Özellikle sizin mesleğinizde... Eğitim yüzde 20, tecrübe yüzde 30 ve ilişkiler yüzde 50 etkili. Network’ün etkisi her zaman daha büyük. Kadın olarak cinselliği kullanmıyorsanız 5-0 geriden başlıyorsunuz ama... Erkekler kulübünde iş yapıyoruz.

- Bu işte ekmek var mı? Varsa nereden başlamalı?

Çok büyük paralar her işte var ama, nasıl iş yaptığınıza bağlı. Çok para biraz hoyratlıkla geliyor.

“Şu dünyadaki en önemli şey coşku"

- Hiç unutamadığınız bir anı var mı? Sizi çok güldüren ya da şaşırtan, belki de kızdıran?

Her gün bir şeyler oluyor, çünkü yüzde 60’ım spontan. Eğleniyorum, keyifl iyim ama, çok büyük şeyler olduğu için değil. Doğuştan neşeliyim. Beni şaşırtan bir şey var: O da lüksü yaşadıkça lüksün çok parayla alâkâlı olmadığını görmek. Klasik lüks çok kaba ve klişe bir şey. Lüks inceliklerde ve keşifte gizli...

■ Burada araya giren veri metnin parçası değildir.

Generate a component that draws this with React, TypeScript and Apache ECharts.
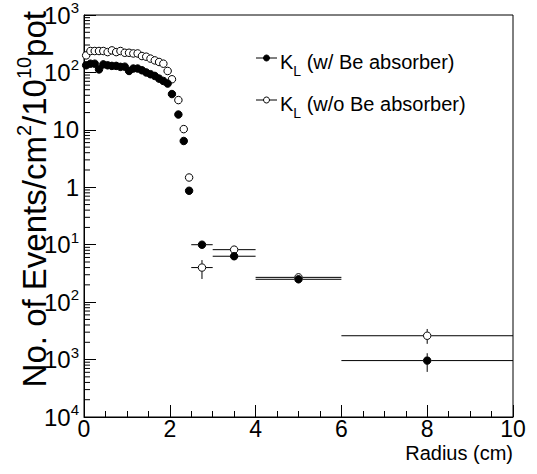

- Yaptığınız işte örnek aldığınız kim ya da kimlerdir?

Açık Radyo’dan özellikle Ömer Madra’dan çok şey öğrendim. Bir sohbetimizde bana Chris Hedges’den bahsetmişti. Hedges rahip, Princeton Üniversitesi’nde hoca, Pulitzer ödüllü yazar ve aktivist. Ona bakınca şu dünyada çok az şey yaptığımızı gördüm. Efsane dansçı Pina Bausch’un hayatından yöneticilik dersleri çıkardım. Çalıştığı kişilerle 25 sene çalışmış ve hepsini çok parlatmış. Edward de Bono’ya bakınca basit ve 6 yaşındaki bir çocuğun anlayacağı şekilde yazmak ve anlatmak gerektiğini anladım (yapamadım henüz ama olsun.) Pınar Öncel ve Tuna Özçuhadar’ın başlattığı Sürdürülebilir Yaşam Film Festivali’nde gösterilen filmlerden başka bir dünyanın mümkün olduğunu ve sosyal girişimciliği öğrendim. “Beşikten Beşiğe”nin tasarımcısı Michael Braungart’tan derin ve ciddi konuları neşeli anlatmak gerektiğini ve kiraz ağacı gibi davranmak gerektiğini öğrendim. Yogilerden ve üzümlerden şu dünyadaki en önemli şeyin coşku olduğunu öğrendim.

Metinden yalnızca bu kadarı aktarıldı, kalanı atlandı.